Sep 29 2023

Passive Solar Water Desalination

I know we are supposed to be worried about the world supply of fresh water. I have been hearing that at least for the last 40 years, and the statistics are alarming. According to the Global Commission on the Economics of Water:

“We are seeing the consequences not of freak events, nor of population growth and economic development, but of having mismanaged water globally for decades. As the science and evidence show, we now face a systemic crisis that is both local and global.”

Sounds about right. We are not very good at this sort of large-scale management. Everyone just does their thing, oblivious to the big picture, until we have a crisis. Then experts point out the looming crisis which everyone at first ignores. Then we have meetings, summits, and a lot of hand-wringing but next to nothing gets done. Eventually we mostly technology our way out of the problem, but not after significant negative consequences, especially for the world’s poor. The water crisis seems to be following the same playbook.

Now experts are predicting that by 2030 world demand for fresh water will outstrip supply by 40%. This shortage will affect everyone, including people in wealthy developed nations. So now it’s a real crisis. To be clear, I am not trying to minimize this problem at all. The Commission outlines a seven-point plan for properly and fairly managing the world’s fresh water supply, and it all sound very reasonable. It feels like we are in a phase of human history when we are collectively realizing that billions of people have a global effect on the entire planet, and we need to seriously start transitioning from a local focus on securing resources, to globally managing those limited resources.

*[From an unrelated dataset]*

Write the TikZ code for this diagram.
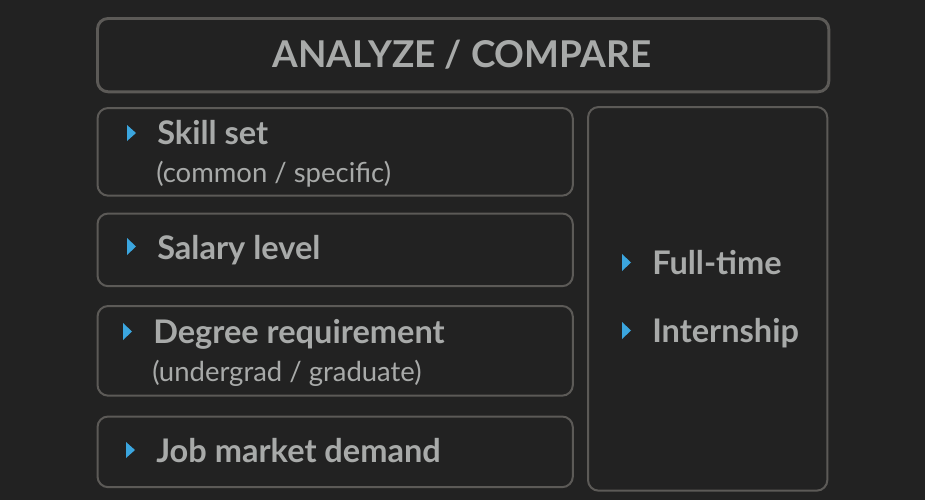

But I have to admit that my level of worry about the fresh water problem was always mitigated by the sense that we would technology our way out of this one, eventually. There is a lot of water in the world. Water itself is not a limited resource, only fresh water, and we know how to make fresh water out of salt water. It looks like a problem that can be solved by incremental advances in technology. I also admit I know this perspective is a bit naive. I know that 4 billion people already experience water scarcity in the world at least part of the time. This is largely a political problem – a problem of mismanagement and lack of resource equity. Technology can never completely compensate for political malpractice or malfeasance. We need to do both – advance the technology while pushing for proper management.

The primary technology we are talking about is desalination – removing salt from salt water to make fresh water. There are already many desalination plants around the world, but like with everything, it’s ultimately a matter of economics. How much does it cost to desalinate water? It’s also a matter of scale – how much fresh water can we make? (These issues all sound very similar to global warming and energy production.) A recent incremental advance may move us closer to economical fresh water on demand. MIT engineers and their collaborators have improved on the design of passive solar powered water desalination.

The basic technology uses sunlight to evaporate salt water, which will then condense into drinkable fresh water, leaving the salt behind. The problem with this technology is that the salt left behind quickly clogs the system, meaning it has to be cleaned out every few days. This makes the devices labor and cost intensive. What the researchers did was add a circulating current to the water and the salt which is left behind. This removes the salt from the system and keeping it from clogging up. However, the initial design desalinated water at a very low rate. So they tweaked the design into a multi-stage system of evaporation and condensing that removes the salt while maintaining a high water output.

The result is a portable passive system, entirely run by sunlight and physics. Here is how it works:

The heart of the team’s new design is a single stage that resembles a thin box, topped with a dark material that efficiently absorbs the heat of the sun. Inside, the box is separated into a top and bottom section. Water can flow through the top half, where the ceiling is lined with an evaporator layer that uses the sun’s heat to warm up and evaporate any water in direct contact. The water vapor is then funneled to the bottom half of the box, where a condensing layer air-cools the vapor into salt-free, drinkable liquid. The researchers set the entire box at a tilt within a larger, empty vessel, then attached a tube from the top half of the box down through the bottom of the vessel, and floated the vessel in saltwater.

In this configuration, water can naturally push up through the tube and into the box, where the tilt of the box, combined with the thermal energy from the sun, induces the water to swirl as it flows through. The small eddies help to bring water in contact with the upper evaporating layer while keeping salt circulating, rather than settling and clogging.

For a box a square meter in size it can produce 5 liters of drinkable water per hour. The system can also last for several years. Perhaps more importantly, the total price for the water is less than the average price for tap water in the US. The system should also be scalable.

Assuming the best case scenario, that this system works, is scalable, and can be economically mass-produced, it may go a long way to mitigate water insecurity. I doubt something like this will be a solution all by itself. We still need to globally manage our water properly. But at least technology offers us new tools.